FORMAT 'CUSTOM' (FORMATTER='pxfwritable_import');

Code

In short, the external table "pxf_b1p_testhanatable" which is created in current Greenplum database's "public" schema, is referencing to the remote database (SAP HANA database defined in jdbc-site.xml configuration file) within schema pointed after "pxf://" and table following the schema name separated with a dot character.

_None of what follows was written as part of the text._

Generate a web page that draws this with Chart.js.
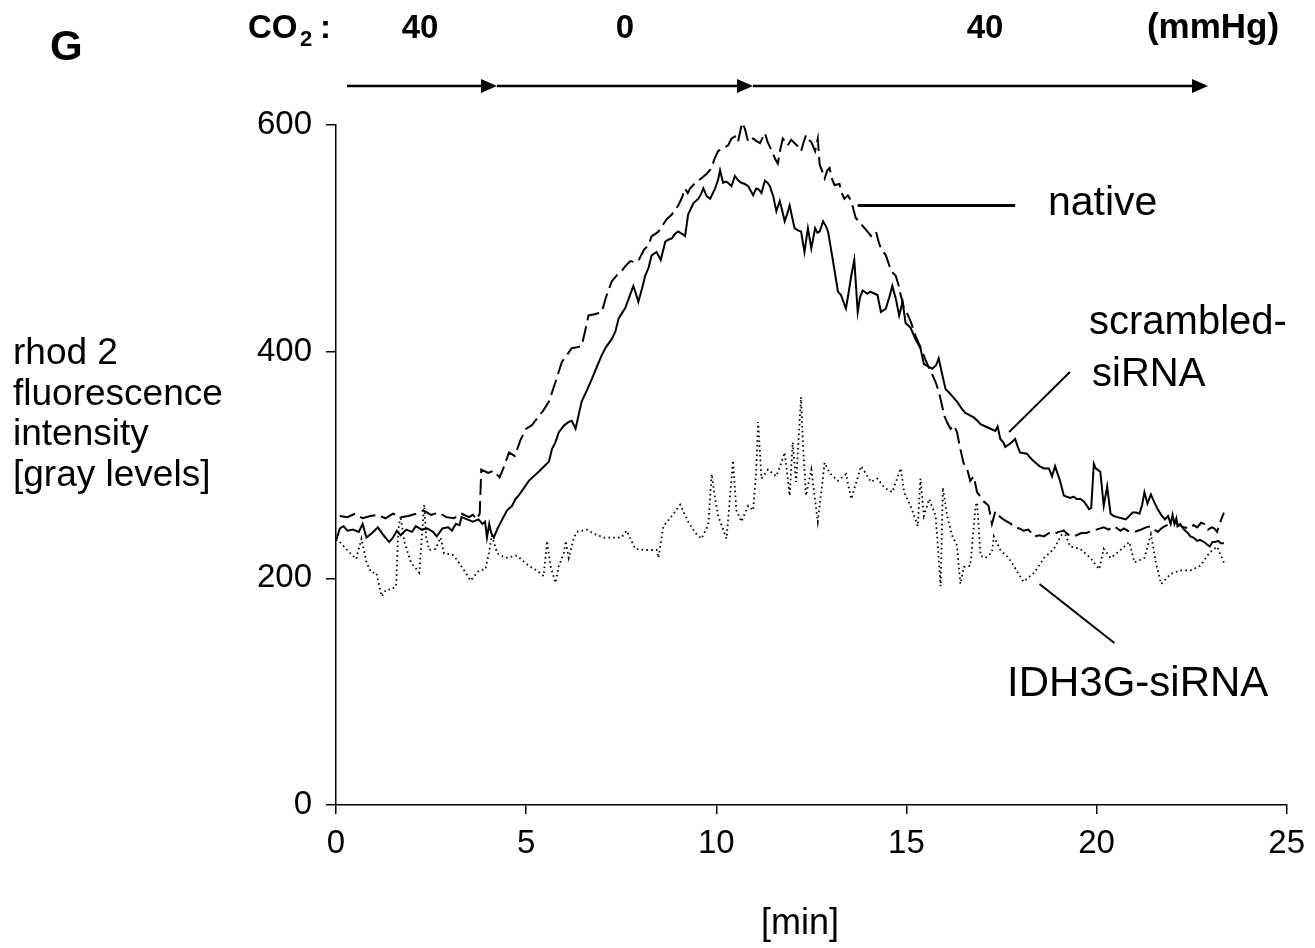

Here is the output of a simple SELECT query on remote HANA database table with PXF external table


select * from public.pxf_b1p_testhanatable;

Code

query remote SAP HANA database tables using external table with Greenplum PXF

Of course, if you have a persistent database table in your Greenplum database which is created in the same column structure with the remote HANA table or with the Greenplum external table;


CREATE TABLE public.local_testtable (

 id int,

 customer varchar(100)

);

Code

It is easy to migrate data from external HANA database table into Greenplum database table using INSERT INTO ... SELECT FROM command

insert into public.local_testtable select * from public.pxf_b1p_testhanatable;

select * from public.local_testtable;

data migration from SAP HANA database into Pivotal Greenplum using PXF external tables

To summarize, this tutorial shows Pivotal Greenplum data warehouse developers how to connect to SAP HANA database using Greenplum Platform Extension Framework aka PXF. I hope SQL developers find this database tutorial useful to create external tables for querying HANA database data and even for migrating data from HANA database into Greenplum database tables.